Erst Jahre nach der Tat gelang es der Polizei einen Tatverdächtigen zu ermitteln – und zwar anhand eines Rapsongs. Antwain Steward, ein lokaler Rapper, der unter dem Namen Twain Gotti auftritt, rappt im Lied “Ride Out.” folgende Textzeilen:
And they steady plottin but your boy still grippin
Listen, walked to your boy and I approached him
12 midnight on his traphouse porch and
Everybody saw when I motherfuckin choked him
But nobody saw when I motherfuckin smoked him
Roped him, sharpened up the shank then I poked him
357 Smith & Wesson mean scoped him, roped him
Had me crackin up so I joked him, it’s betweezy six feet ova
Told ya, fuck with my money I’ll roast ya
Can’t forget the bread I’ll motherfuckin toast you
Should have thought about it when you came and awoke him
Now look at your ass in pain not walkin‘
Die Polizei wurde auf das bei Youtube zu findende Video aufmerksam. Die Preisgabe von Insiderwissen [In dem Rapsong werden Tatort („porch“) als auch ungefähre Tatzeit („12 midnight“) benannt. Die erwähnte Waffe („357 Smith & Wesson“) stimmt allerdings nicht mit den am Tatort aufgefundenen Patronenhülsen überein.] als auch der Umstand, dass der Rapper mit einem der späteren Opfer angeblich Streit gehabt haben soll, führten zu seiner Verhaftung. Stewart sitzt seither in Untersuchungshaft und wird sich im Mai vor Gericht dem Vorwurf des zweifachen Mordes verantworten müssen.

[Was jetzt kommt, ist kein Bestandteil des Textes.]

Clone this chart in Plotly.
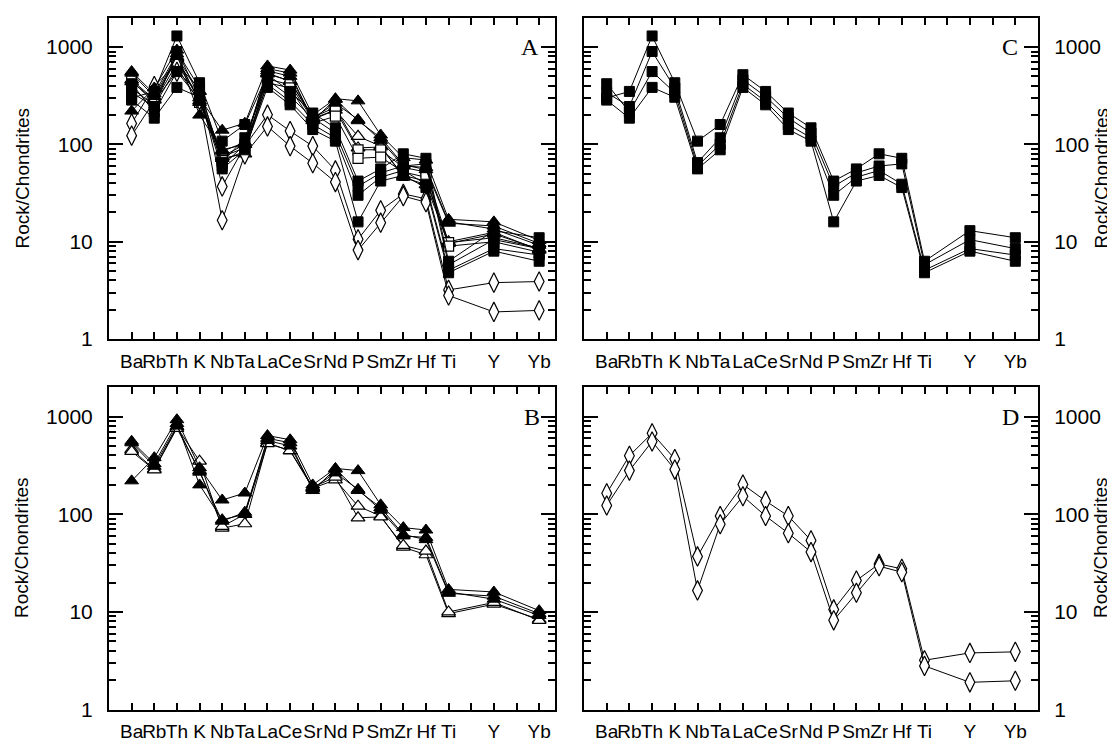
import plotly.graph_objects as go

# ---------------- data ----------------
elements = ["Ba", "Rb", "Th", "K", "Nb", "Ta", "La", "Ce", "Sr", "Nd", "P", "Sm", "Zr", "Hf", "Ti", "Y", "Yb"]
positions = [1, 2, 3, 4, 5, 6, 7, 8, 9, 10, 11, 12, 13, 14, 15, 17, 19]
tick_positions = list(range(1, 20))
tick_labels = ["Ba", "Rb", "Th", "K", "Nb", "Ta", "La", "Ce", "Sr", "Nd", "P", "Sm", "Zr", "Hf", "Ti", "", "Y", "", "Yb"]
y_tickvals = [1, 10, 100, 1000]
y_ticktext = ["1", "10", "100", "1000"]
panel_letters = ["A", "C", "B", "D"]

# filled squares (panel C)
sq1 = [300, 350, 1300, 430, 108, 160, 520, 350, 210, 148, 42, 56, 80, 72, 6.3, 13.0, 11.0]
sq2 = [340, 245, 900, 380, 65, 117, 460, 310, 187, 131, 37, 51, 60, 63, 5.8, 10.5, 8.5]
sq3 = [420, 215, 560, 340, 60, 100, 415, 276, 160, 117, 30, 46, 54, 39, 5.1, 8.5, 7.3]
sq4 = [285, 186, 385, 305, 56, 88, 385, 255, 142, 108, 16, 42, 48, 36, 4.8, 8.0, 6.3]

# filled triangles (panel B)
tri1 = [220, 380, 930, 300, 140, 165, 640, 580, 200, 295, 280, 125, 73, 69, 17.0, 16.0, 10.3]
tri2 = [560, 330, 850, 200, 88, 100, 600, 540, 175, 290, 175, 117, 62, 55, 15.5, 14.5, 9.6]
tri3 = [540, 310, 800, 270, 85, 105, 570, 500, 185, 265, 180, 110, 60, 58, 16.0, 13.5, 9.2]

# open triangles (panel B)
otri1 = [460, 290, 780, 350, 72, 80, 540, 445, 185, 225, 121, 96, 46, 38.5, 9.6, 12.0, 8.4]
otri2 = [440, 285, 760, 280, 75, 100, 530, 450, 190, 240, 92, 94, 48, 42, 10.0, 12.5, 8.2]

# open diamonds (panel D)
dia1 = [164, 398, 676, 368, 37, 96, 202, 137, 96, 54, 10.6, 21, 31, 27.6, 3.2, 3.8, 3.9]
dia2 = [123, 280, 557, 287, 16.6, 79, 153, 96, 64, 41, 8.2, 15.7, 29.4, 25.5, 2.8, 1.9, 1.97]

# open squares (panel A only)
osq1 = [450, 270, 680, 290, 75, 92, 470, 410, 180, 225, 88, 88, 58, 52, 9.8, 11.0, 8.6]
osq2 = [380, 250, 620, 270, 68, 85, 430, 380, 165, 195, 72, 74, 52, 46, 9.0, 10.0, 7.8]

# ---------------- styles ----------------
SANS = "Liberation Sans Narrow, Arial Narrow, Liberation Sans, Arial, sans-serif"
SANS_WIDE = "Liberation Sans, Arial, Helvetica, sans-serif"
SERIF = "Liberation Serif, Times New Roman, serif"

filled_square = dict(symbol="square", size=10, color="black", line=dict(color="black", width=1))
filled_tri = dict(symbol="triangle-up", size=12, color="black", line=dict(color="black", width=1))
open_tri = dict(symbol="triangle-up", size=12, color="white", line=dict(color="black", width=1.2))
open_dia = dict(symbol="diamond-tall", size=14, color="white", line=dict(color="black", width=1.2))
open_sq = dict(symbol="square", size=10, color="white", line=dict(color="black", width=1.2))

groups_A = [(otri1, open_tri), (otri2, open_tri), (osq1, open_sq), (osq2, open_sq),
            (dia1, open_dia), (dia2, open_dia),
            (sq1, filled_square), (sq2, filled_square), (sq3, filled_square), (sq4, filled_square),
            (tri1, filled_tri), (tri2, filled_tri), (tri3, filled_tri)]
groups_B = [(otri1, open_tri), (otri2, open_tri), (tri1, filled_tri), (tri2, filled_tri), (tri3, filled_tri)]
groups_C = [(sq1, filled_square), (sq2, filled_square), (sq3, filled_square), (sq4, filled_square)]
groups_D = [(dia1, open_dia), (dia2, open_dia)]

fig = go.Figure()

panels = [("x", "y", groups_A), ("x2", "y2", groups_C), ("x3", "y3", groups_B), ("x4", "y4", groups_D)]
for xa, ya, groups in panels:
    for vals, mk in groups:
        fig.add_trace(go.Scatter(
            x=positions, y=vals, mode="lines+markers",
            line=dict(color="black", width=1), marker=mk,
            xaxis=xa, yaxis=ya, showlegend=False, hoverinfo="skip"))

W, H = 1115, 749
left_dom = [101 / W, 547 / W]
right_dom = [576 / W, 1030 / W]
top_dom = [1 - 336 / H, 1 - 10 / H]
bot_dom = [1 - 712 / H, 1 - 385 / H]

minor_vals = [m * 10 ** e for e in range(0, 4) for m in range(2, 10)]


def xaxis(domain, anchor, rng):
    return dict(domain=domain, anchor=anchor, range=rng, showgrid=False, zeroline=False,
                showline=True, linecolor="black", linewidth=2, mirror="allticks",
                ticks="inside", ticklen=7, tickwidth=2, tickcolor="black", tickangle=0,
                tickmode="array", tickvals=tick_positions, ticktext=tick_labels,
                tickfont=dict(family=SANS, size=19, color="black"), ticklabelstandoff=4)


def yaxis(domain, anchor, side):
    return dict(domain=domain, anchor=anchor, type="log", range=[0, 3.3], side=side,
                showgrid=False, zeroline=False, showline=True, linecolor="black", linewidth=2,
                mirror="allticks", ticks="inside", ticklen=14, tickwidth=2, tickcolor="black",
                tickmode="array", tickvals=y_tickvals, ticktext=y_ticktext,
                tickfont=dict(family=SANS_WIDE, size=21, color="black"), ticklabelstandoff=10,
                minor=dict(ticks="inside", ticklen=7, tickwidth=1.5, tickcolor="black",
                           tickmode="array", tickvals=minor_vals, showgrid=False))


fig.update_layout(
    width=W, height=H, margin=dict(l=0, r=0, t=0, b=0),
    paper_bgcolor="white", plot_bgcolor="white",
    xaxis=xaxis(left_dom, "y", [0, 19.7]),
    yaxis=yaxis(top_dom, "x", "left"),
    xaxis2=xaxis(right_dom, "y2", [0, 20]),
    yaxis2=yaxis(top_dom, "x2", "right"),
    xaxis3=xaxis(left_dom, "y3", [0, 19.7]),
    yaxis3=yaxis(bot_dom, "x3", "left"),
    xaxis4=xaxis(right_dom, "y4", [0, 20]),
    yaxis4=yaxis(bot_dom, "x4", "right"),
)

annotations = []
letter_pos = [("x", "y", 18.6), ("x2", "y2", 18.75), ("x3", "y3", 18.7), ("x4", "y4", 18.8)]
for (xr, yr, xp), letter in zip(letter_pos, panel_letters):
    annotations.append(dict(x=xp, y=3.0, xref=xr, yref=yr, text=letter, showarrow=False,
                            font=dict(family=SERIF, size=24, color="black")))

title_pos = [(14 / W, 1 - 173 / H), (1093 / W, 1 - 173 / H), (14 / W, 1 - 548 / H), (1093 / W, 1 - 548 / H)]
for tx, ty in title_pos:
    annotations.append(dict(x=tx, y=ty, xref="paper", yref="paper", text="Rock/Chondrites",
                            textangle=-90, showarrow=False, xanchor="center", yanchor="middle",
                            font=dict(family=SANS_WIDE, size=19, color="black")))
fig.update_layout(annotations=annotations)

fig.write_html("out.html")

Laut des Beitrages in der New York Times ist dieser Fall einer von über drei Dutzend Ermittlungen, in denen die Texte von Rapliedern als Indizienbeweis für Straftaten herangezogen werden und die eine Debatte über den Umgang mit Liedtexten als Beweismittel im Strafprozess losgelöst haben.
Bereits in dem 2006 veröffentlichten Beitrag „Understanding Gangs and Gang Mentality: Acquiring Evidence of the Gang Conspiracy“ (The United States Attorneys’ Bulletin, May 2006, Volume 54, Issue 3, S. 1-14) empfiehlt der F.B.I. Analyst Donald Lyddane den Staatsanwaltschaften einen genauen Blick auf die kulturschaffenden Aktivitäten von vermeintlichen Gang-Mitgliedern zu werfen.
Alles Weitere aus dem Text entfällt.